Heavy Metal Guitars are Functional Works of Art

It all started with the discovery of the title track on Bob Dylan’s The Times They Are a-Changin’ album. The song’s mirroring of the social and political changes of its period started Filipino artist Lirio Salvador on a path that would lead him to other musical discoveries such as ambient sounds, John Cage’s chance music, stochastic music, and most importantly, the assemblage art form. Assemblage, as Salvador would later realize, involves the integration of various found objects.

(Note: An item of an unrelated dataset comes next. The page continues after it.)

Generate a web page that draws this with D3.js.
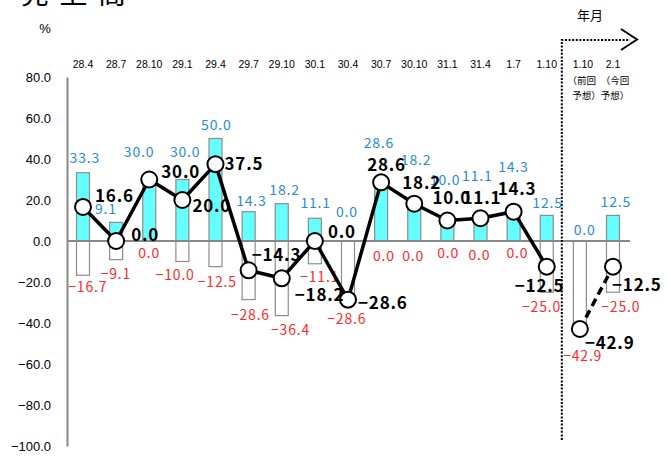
<!DOCTYPE html>
<html><head><meta charset="utf-8">
<script src="https://cdn.jsdelivr.net/npm/d3@7"></script>
<style>
html,body{margin:0;padding:0;background:#fff;}
svg{display:block;}
</style></head>
<body>
<svg id="chart" width="668" height="458"></svg>
<script>
// ---- data ----
const categories = ["28.4","28.7","28.10","29.1","29.4","29.7","29.10","30.1","30.4","30.7","30.10","31.1","31.4","1.7","1.10","1.10","2.1"];
const positiveShare = [33.3,9.1,30.0,30.0,50.0,14.3,18.2,11.1,0.0,28.6,18.2,10.0,11.1,14.3,12.5,0.0,12.5];
const negativeShare = [-16.7,-9.1,0.0,-10.0,-12.5,-28.6,-36.4,-11.1,-28.6,0.0,0.0,0.0,0.0,0.0,-25.0,-42.9,-25.0];
const diValues      = [16.6,0.0,30.0,20.0,37.5,-14.3,-18.2,0.0,-28.6,28.6,18.2,10.0,11.1,14.3,-12.5,-42.9,-12.5];
const yTicks = [80,60,40,20,0,-20,-40,-60,-80,-100];
const forecastStart = 15;
const forecastNotes = [["（前回","　予想）"],["（今回","予想）"]];
const titleChars = ["売","上","高"];

// ---- label layout (pixel offsets, not data) ----
const blueOff = [[1,-15],[-11,-13],[-11,-27],[2,-27],[0,-13],[2,-11],[2,-14],[0,-15],[-2,-29],[-3,-39],[1,-44],[-3,-40],[-4,-42],[-1,-45],[0,-12],[4,-11],[2,-13]];
const redOff  = [[4,12],[-1,14],[-1,12],[-8,14],[1,15],[1,15],[8,14],[4,13],[-2,19],[2,15],[-2,15],[0,12],[-2,14],[3,12],[-6,15],[2,27],[7,15]];
const blackOff= [[12,-11],[15,-6],[12,-7],[10,6],[9,0],[3,-15],[13,17],[13,-9],[10,3],[-14,-17],[-12,-21],[-15,-22],[-18,-20],[-16,-23],[-32,19],[5,14],[-1,18]];

const svg = d3.select("#chart");
const x = d3.scalePoint().domain(d3.range(categories.length)).range([83, 613]);
const y = d3.scaleLinear().domain([-100, 80]).range([446, 77]);
const fmt = d3.format(".1f");
const fmtLbl = v => fmt(v).replace("-", "−");
const barW = 13;
const lblFont = "'Noto Sans CJK JP', 'Noto Sans', sans-serif";

// title (cut off at top)
svg.append("g").selectAll("text").data(titleChars).join("text")
  .attr("x", (d,i) => 35 + i*38.5).attr("y", 4)
  .attr("text-anchor","middle")
  .attr("font-family", lblFont).attr("font-size", 28)
  .text(d => d);

// % unit
svg.append("text").attr("x", 45).attr("y", 33).attr("text-anchor","middle")
  .attr("font-family","'Liberation Sans', Arial, sans-serif").attr("font-size",13).text("%");

// 年月
svg.append("text").attr("x", 590).attr("y", 20).attr("text-anchor","middle")
  .attr("font-family", lblFont).attr("font-size",13).text("年月");

// y axis
const yAxis = d3.axisLeft(y).tickValues(yTicks).tickSize(0).tickPadding(16).tickFormat(fmt);
const gy = svg.append("g").attr("transform","translate(67,0)").call(yAxis);
gy.select(".domain").attr("stroke","#888").attr("stroke-width",2);
gy.selectAll("text").attr("font-family","'Liberation Sans', Arial, sans-serif").attr("font-size",13).attr("fill","#000");

// category labels at top
svg.append("g").selectAll("text").data(categories).join("text")
  .attr("x", (d,i) => x(i) + (i === forecastStart ? 3 : 0)).attr("y", 64)
  .attr("dy","0.35em").attr("text-anchor","middle")
  .attr("font-family","'Liberation Sans', Arial, sans-serif").attr("font-size",10.5)
  .text(d => d);

// forecast notes
forecastNotes.forEach((lines, k) => {
  const i = forecastStart + k;
  lines.forEach((t, j) => {
    svg.append("text").attr("x", x(i) + 2).attr("y", 81 + j*15).attr("dy","0.35em")
      .attr("text-anchor","middle").attr("font-family", lblFont).attr("font-size",9.5).text(t);
  });
});

// bars
const gb = svg.append("g");
gb.selectAll("rect.neg").data(negativeShare).join("rect").attr("class","neg")
  .attr("x",(d,i)=>x(i)-barW/2).attr("width",barW)
  .attr("y", y(0)).attr("height", d => y(d) - y(0))
  .attr("fill","#fff").attr("stroke","#8c8c8c").attr("stroke-width",1.2);
gb.selectAll("rect.pos").data(positiveShare).join("rect").attr("class","pos")
  .attr("x",(d,i)=>x(i)-barW/2).attr("width",barW)
  .attr("y", d => y(d)).attr("height", d => y(0) - y(d))
  .attr("fill","#66ffff").attr("stroke","#8c8c8c").attr("stroke-width",1.2);

// zero line
svg.append("line").attr("x1",67).attr("x2",630).attr("y1",y(0)).attr("y2",y(0))
  .attr("stroke","#888").attr("stroke-width",2);

// dotted forecast separator + arrow
const sepX = (x(forecastStart-1) + x(forecastStart))/2 - 1.5;
svg.append("path").attr("d", `M${sepX},440 V40 H630`)
  .attr("fill","none").attr("stroke","#000").attr("stroke-width",2).attr("stroke-dasharray","2,1.6");
svg.append("path").attr("d","M621,29 L637,39.5 L621,50")
  .attr("fill","none").attr("stroke","#000").attr("stroke-width",2);

// blue labels
svg.append("g").selectAll("text").data(positiveShare).join("text")
  .attr("x",(d,i)=>x(i)+blueOff[i][0]+0.8).attr("y",(d,i)=>y(d)+blueOff[i][1])
  .attr("dy","0.35em").attr("text-anchor","middle")
  .attr("font-family", lblFont).attr("font-size",14).attr("letter-spacing","0.8px").attr("fill","#2a8ad8")
  .text(d => fmtLbl(d));

// red labels
svg.append("g").selectAll("text").data(negativeShare).join("text")
  .attr("x",(d,i)=>x(i)+redOff[i][0]+0.8).attr("y",(d,i)=>y(d)+redOff[i][1])
  .attr("dy","0.35em").attr("text-anchor","middle")
  .attr("font-family", lblFont).attr("font-size",14).attr("letter-spacing","0.8px").attr("fill","#ff2a2a")
  .text(d => fmtLbl(d));

// line
const line = d3.line().x(d=>x(d.i)).y(d=>y(d.v));
const pts = diValues.map((v,i)=>({i,v}));
svg.append("path").datum(pts.slice(0, forecastStart)).attr("d", line)
  .attr("fill","none").attr("stroke","#000").attr("stroke-width",3.5).attr("stroke-linejoin","round");
svg.append("path").datum(pts.slice(forecastStart)).attr("d", line)
  .attr("fill","none").attr("stroke","#000").attr("stroke-width",3.5).attr("stroke-dasharray","8,5");
svg.append("g").selectAll("circle").data(pts).join("circle")
  .attr("cx",d=>x(d.i)).attr("cy",d=>y(d.v)).attr("r",8)
  .attr("fill","#fff").attr("stroke","#000").attr("stroke-width",2);

// black labels
svg.append("g").selectAll("text").data(diValues).join("text")
  .attr("x",(d,i)=>x(i)+blackOff[i][0]).attr("y",(d,i)=>y(d)+blackOff[i][1])
  .attr("dy","0.35em").attr("text-anchor","start")
  .attr("font-family", lblFont).attr("font-size",17).attr("font-weight","bold").attr("letter-spacing","0.8px").attr("fill","#000")
  .text(d => fmtLbl(d));
</script>
</body></html>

Salvador’s first original creation from the mid ‘80s was a saxophone-like wind instrument fitted with an array of button-activated electronic horns. As the bassist of punk band, he also started experimenting with stringed instruments. After heavily modifying a borrowed bass guitar, he built a two-stringed instrument that would be the first of the Sandata (weapon) instrument series. Sandata 1 was built around the steel tubings from bus handrails. From the late ‘80s to the early ‘90s, Salvador pieced together various parts from gutted guitars, bicycles, transistor radios, cutlery, toy walkie-talkies, toy keyboards, and other found metal objects to make other Sandata models. He’s used everything including the proverbial kitchen sink since some models have parts derived from household plumbing.

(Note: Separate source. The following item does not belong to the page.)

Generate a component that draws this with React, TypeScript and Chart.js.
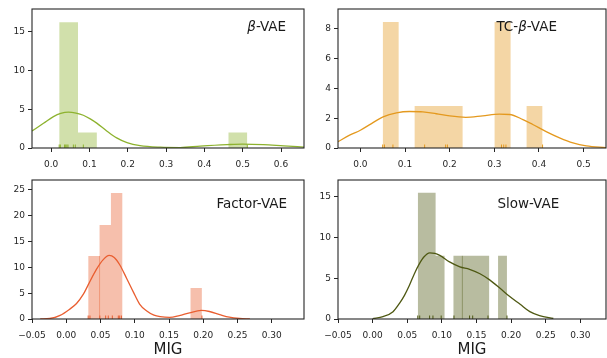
import React, { useEffect, useRef } from 'react';
import { Chart, registerables } from 'chart.js';
Chart.register(...registerables);

// ---------- β-VAE ----------
const betaBinStart = 0.021;
const betaBinWidth = 0.0491;
const betaBinHeights = [16.2, 2.0, 0, 0, 0, 0, 0, 0, 0, 2.0];
const betaKdeX = [-0.05, -0.02, 0.006, 0.025, 0.045, 0.065, 0.084, 0.102, 0.119, 0.145, 0.171, 0.198, 0.232, 0.285, 0.337, 0.389, 0.459, 0.5, 0.554, 0.607, 0.66];
const betaKdeY = [2.19, 3.18, 4.04, 4.45, 4.62, 4.5, 4.22, 3.75, 3.2, 2.2, 1.3, 0.69, 0.3, 0.1, 0.06, 0.24, 0.43, 0.5, 0.43, 0.27, 0.12];
const betaRug = [0.021, 0.024, 0.035, 0.038, 0.041, 0.044, 0.058, 0.063, 0.084, 0.512];
const betaXTicks = [0, 0.1, 0.2, 0.3, 0.4, 0.5, 0.6];
const betaYTicks = [0, 5, 10, 15];

// ---------- TC-β-VAE ----------
const tcBinStart = 0.05;
const tcBinWidth = 0.0358;
const tcBinHeights = [8.45, 0, 2.82, 2.82, 2.82, 0, 0, 8.45, 0, 2.82];
const tcKdeX = [-0.05, -0.024, 0.0, 0.025, 0.051, 0.081, 0.11, 0.14, 0.17, 0.2, 0.236, 0.274, 0.311, 0.334, 0.364, 0.386, 0.416, 0.446, 0.476, 0.506, 0.55];
const tcKdeY = [0.42, 0.86, 1.19, 1.64, 2.09, 2.36, 2.45, 2.43, 2.3, 2.15, 2.06, 2.16, 2.27, 2.25, 1.91, 1.58, 1.1, 0.68, 0.34, 0.14, 0.03];
const tcRug = [0.05, 0.054, 0.073, 0.144, 0.191, 0.195, 0.316, 0.321, 0.326, 0.408];
const tcXTicks = [0, 0.1, 0.2, 0.3, 0.4, 0.5];
const tcYTicks = [0, 2, 4, 6, 8];

// ---------- Factor-VAE ----------
const factorBinStart = 0.032;
const factorBinWidth = 0.0166;
const factorBinHeights = [12.2, 18.2, 24.4, 0, 0, 0, 0, 0, 0, 6.0];
const factorKdeX = [-0.038, -0.024, -0.009, 0.005, 0.015, 0.025, 0.032, 0.044, 0.054, 0.0627, 0.07, 0.078, 0.088, 0.098, 0.107, 0.117, 0.128, 0.137, 0.151, 0.165, 0.18, 0.197, 0.209, 0.224, 0.238, 0.253, 0.268];
const factorKdeY = [0.02, 0.1, 0.7, 1.9, 3.0, 4.8, 6.6, 9.6, 11.5, 12.3, 11.9, 10.5, 7.9, 5.2, 2.9, 1.6, 0.75, 0.45, 0.3, 0.65, 1.2, 1.65, 1.45, 0.85, 0.35, 0.1, 0.02];
const factorRug = [0.032, 0.0346, 0.049, 0.0575, 0.0613, 0.0672, 0.076, 0.078, 0.0805, 0.198];
const factorSeamX = [0.0486];
const factorSeamY = [12.2];

// ---------- Slow-VAE ----------
const slowBinStart = 0.0652;
const slowBinWidth = 0.01288;
const slowBinHeights = [15.5, 15.5, 7.75, 0, 7.75, 7.75, 7.75, 7.75, 0, 7.75];
const slowKdeX = [0.0, 0.015, 0.0295, 0.039, 0.046, 0.053, 0.06, 0.067, 0.074, 0.0825, 0.09, 0.097, 0.111, 0.126, 0.14, 0.155, 0.169, 0.184, 0.198, 0.213, 0.227, 0.241, 0.261];
const slowKdeY = [0.05, 0.29, 0.9, 1.95, 2.9, 4.1, 5.5, 6.7, 7.6, 8.1, 8.05, 7.8, 7.0, 6.4, 6.1, 5.55, 4.8, 3.77, 2.75, 1.8, 0.9, 0.42, 0.06];
const slowRug = [0.0652, 0.068, 0.0823, 0.0871, 0.099, 0.1175, 0.14, 0.1445, 0.1666, 0.194];
const slowSeamX = [0.1296];
const slowSeamY = [7.75];

const migXTicks = [-0.05, 0, 0.05, 0.1, 0.15, 0.2, 0.25, 0.3];
const factorYTicks = [0, 5, 10, 15, 20, 25];
const slowYTicks = [0, 5, 10, 15];

const FONT = '"DejaVu Sans", sans-serif';
const INK = '#262626';

type Part = { t: string; it?: boolean };
type PanelCfg = {
  left: number; top: number; w: number; h: number;
  padTop: number; padRight: number; xAxisH: number;
  xMin: number; xMax: number; yMax: number;
  xTicks: number[]; yTicks: number[]; xDec: number;
  binStart: number; binWidth: number; bins: number[];
  kdeX: number[]; kdeY: number[]; rug: number[];
  seamX: number[]; seamY: number[];
  rgb: string; title: Part[]; titleDx: number; titleDy: number; xTitle?: string;
};

const panels: PanelCfg[] = [
  {
    left: 0, top: 0, w: 310, h: 170, padTop: 9, padRight: 6, xAxisH: 22,
    xMin: -0.05, xMax: 0.66, yMax: 17.9, xTicks: betaXTicks, yTicks: betaYTicks, xDec: 1,
    binStart: betaBinStart, binWidth: betaBinWidth, bins: betaBinHeights,
    kdeX: betaKdeX, kdeY: betaKdeY, rug: betaRug, seamX: [], seamY: [],
    rgb: '141,178,46', title: [{ t: 'β', it: true }, { t: '-VAE' }], titleDx: 215.3, titleDy: 22,
  },
  {
    left: 306, top: 0, w: 301, h: 170, padTop: 9, padRight: 1, xAxisH: 22,
    xMin: -0.05, xMax: 0.55, yMax: 9.33, xTicks: tcXTicks, yTicks: tcYTicks, xDec: 1,
    binStart: tcBinStart, binWidth: tcBinWidth, bins: tcBinHeights,
    kdeX: tcKdeX, kdeY: tcKdeY, rug: tcRug, seamX: [], seamY: [],
    rgb: '228,153,30', title: [{ t: 'TC-' }, { t: 'β', it: true }, { t: '-VAE' }], titleDx: 158.4, titleDy: 22,
  },
  {
    left: 0, top: 170, w: 310, h: 188, padTop: 10, padRight: 6, xAxisH: 39,
    xMin: -0.05, xMax: 0.347, yMax: 26.9, xTicks: migXTicks, yTicks: factorYTicks, xDec: 2,
    binStart: factorBinStart, binWidth: factorBinWidth, bins: factorBinHeights,
    kdeX: factorKdeX, kdeY: factorKdeY, rug: factorRug, seamX: factorSeamX, seamY: factorSeamY,
    rgb: '233,94,48', title: [{ t: 'Factor-VAE' }], titleDx: 184.4, titleDy: 28, xTitle: 'MIG',
  },
  {
    left: 306, top: 170, w: 301, h: 188, padTop: 10, padRight: 1, xAxisH: 39,
    xMin: -0.05, xMax: 0.337, yMax: 17.05, xTicks: migXTicks, yTicks: slowYTicks, xDec: 2,
    binStart: slowBinStart, binWidth: slowBinWidth, bins: slowBinHeights,
    kdeX: slowKdeX, kdeY: slowKdeY, rug: slowRug, seamX: slowSeamX, seamY: slowSeamY,
    rgb: '78,88,18', title: [{ t: 'Slow-VAE' }], titleDx: 159.4, titleDy: 28, xTitle: 'MIG',
  },
];

const decoPlugin = {
  id: 'deco',
  afterDatasetsDraw(chart: any, _a: any, opts: any) {
    const { ctx, chartArea } = chart;
    const xs = chart.scales.x;
    ctx.save();
    ctx.strokeStyle = `rgb(${opts.rgb})`;
    ctx.lineWidth = 1;
    for (const v of opts.rug) {
      const px = xs.getPixelForValue(v);
      ctx.beginPath();
      ctx.moveTo(px, chartArea.bottom);
      ctx.lineTo(px, chartArea.bottom - 3.5);
      ctx.stroke();
    }
    ctx.restore();
  },
  afterDraw(chart: any, _a: any, opts: any) {
    const { ctx, chartArea } = chart;
    ctx.save();
    ctx.strokeStyle = INK;
    ctx.lineWidth = 1.1;
    ctx.strokeRect(chartArea.left, chartArea.top, chartArea.right - chartArea.left, chartArea.bottom - chartArea.top);
    let x = chartArea.left + opts.titleDx;
    const y = chartArea.top + opts.titleDy;
    ctx.fillStyle = '#1a1a1a';
    ctx.textBaseline = 'alphabetic';
    ctx.textAlign = 'left';
    for (const p of opts.title as Part[]) {
      ctx.font = `${p.it ? 'italic ' : ''}13.5px ${FONT}`;
      ctx.fillText(p.t, x, y);
      x += ctx.measureText(p.t).width;
    }
    ctx.restore();
  },
};

function Panel({ cfg }: { cfg: PanelCfg }) {
  const ref = useRef<HTMLCanvasElement>(null);
  useEffect(() => {
    if (!ref.current) return;
    const fill = `rgba(${cfg.rgb},0.4)`;
    // histogram outline as a stepped polygon (bin edges from read start/width)
    const n = cfg.bins.length;
    const hist: { x: number; y: number }[] = [{ x: cfg.binStart, y: 0 }];
    cfg.bins.forEach((h, i) => hist.push({ x: cfg.binStart + i * cfg.binWidth, y: h }));
    hist.push({ x: cfg.binStart + n * cfg.binWidth, y: 0 });
    const kde = cfg.kdeX.map((x, i) => ({ x, y: cfg.kdeY[i] }));
    const seams = cfg.seamX.map((sx, i) => ({
      data: [{ x: sx, y: 0 }, { x: sx, y: cfg.seamY[i] }],
      borderColor: fill,
      borderWidth: 1,
      pointRadius: 0,
      fill: false,
      order: 1,
    }));
    const fmt = (v: number) => v.toFixed(cfg.xDec).replace('-', '\u2212');
    const chart = new Chart(ref.current, {
      type: 'line',
      data: {
        datasets: [
          {
            data: kde,
            borderColor: `rgb(${cfg.rgb})`,
            borderWidth: 1.3,
            pointRadius: 0,
            fill: false,
            cubicInterpolationMode: 'monotone',
            order: 0,
          } as any,
          ...(seams as any[]),
          {
            data: hist,
            stepped: 'before',
            backgroundColor: fill,
            borderColor: 'rgba(0,0,0,0)',
            borderWidth: 0,
            pointRadius: 0,
            fill: 'origin',
            order: 2,
          } as any,
        ],
      },
      options: {
        animation: false,
        responsive: false,
        maintainAspectRatio: false,
        layout: { padding: { top: cfg.padTop, right: cfg.padRight, left: 0, bottom: 0 } },
        plugins: {
          legend: { display: false },
          tooltip: { enabled: false },
          deco: { rgb: cfg.rgb, rug: cfg.rug, title: cfg.title, titleDx: cfg.titleDx, titleDy: cfg.titleDy },
        } as any,
        scales: {
          x: {
            type: 'linear',
            min: cfg.xMin,
            max: cfg.xMax,
            offset: false,
            grid: { display: true, offset: false, drawOnChartArea: false, drawTicks: true, tickLength: 4, color: INK, tickWidth: 1 },
            border: { display: false },
            ticks: {
              font: { family: FONT, size: 9 },
              color: INK,
              padding: 7,
              maxRotation: 0,
              autoSkip: false,
              callback: (v: any) => fmt(Number(v)),
            },
            afterBuildTicks: (s: any) => { s.ticks = cfg.xTicks.map((v) => ({ value: v })); },
            afterFit: (s: any) => { s.height = cfg.xAxisH; },
            title: cfg.xTitle
              ? { display: true, text: cfg.xTitle, color: '#1a1a1a', font: { family: FONT, size: 15, lineHeight: 1 }, padding: 0 }
              : { display: false },
          } as any,
          y: {
            type: 'linear',
            min: 0,
            max: cfg.yMax,
            grid: { display: true, drawOnChartArea: false, drawTicks: true, tickLength: 4, color: INK, tickWidth: 1 },
            border: { display: false },
            ticks: {
              font: { family: FONT, size: 9 },
              color: INK,
              padding: 3,
              callback: (v: any) => String(v),
            },
            afterBuildTicks: (s: any) => { s.ticks = cfg.yTicks.map((v) => ({ value: v })); },
            afterFit: (s: any) => { s.width = 32; },
          } as any,
        },
      },
      plugins: [decoPlugin as any],
    });
    return () => chart.destroy();
  }, [cfg]);
  return (
    <canvas
      ref={ref}
      width={cfg.w}
      height={cfg.h}
      style={{ position: 'absolute', left: cfg.left, top: cfg.top, width: cfg.w, height: cfg.h }}
    />
  );
}

export default function App() {
  return (
    <div style={{ position: 'absolute', left: 0, top: 0, width: 607, height: 358, background: '#fff', overflow: 'hidden' }}>
      {panels.map((p, i) => (
        <Panel key={i} cfg={p} />
      ))}
    </div>
  );
}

Together with his punk band Publiko, which later evolved into Intermedia, Salvador exhibited and performed his instruments. True to the spirit of circuit bending, the Sandatas don’t sound like traditional instruments. They produce distorted harmonics and randomly generated music. Some of the instruments use off the shelf electronics, so it’s still possible to tune the Sandatas to play regular music. Salvador has created over a hundred of these Sandatas which have been displayed in art galleries and sought after by collectors worldwide.

While the all-metal Sandatas continue to be popular, Salvador has plans to create new pieces which are made of wood, glass, stainless steel, and plastic. He currently performs with his band Elemento, an avant-garde electronic outfit.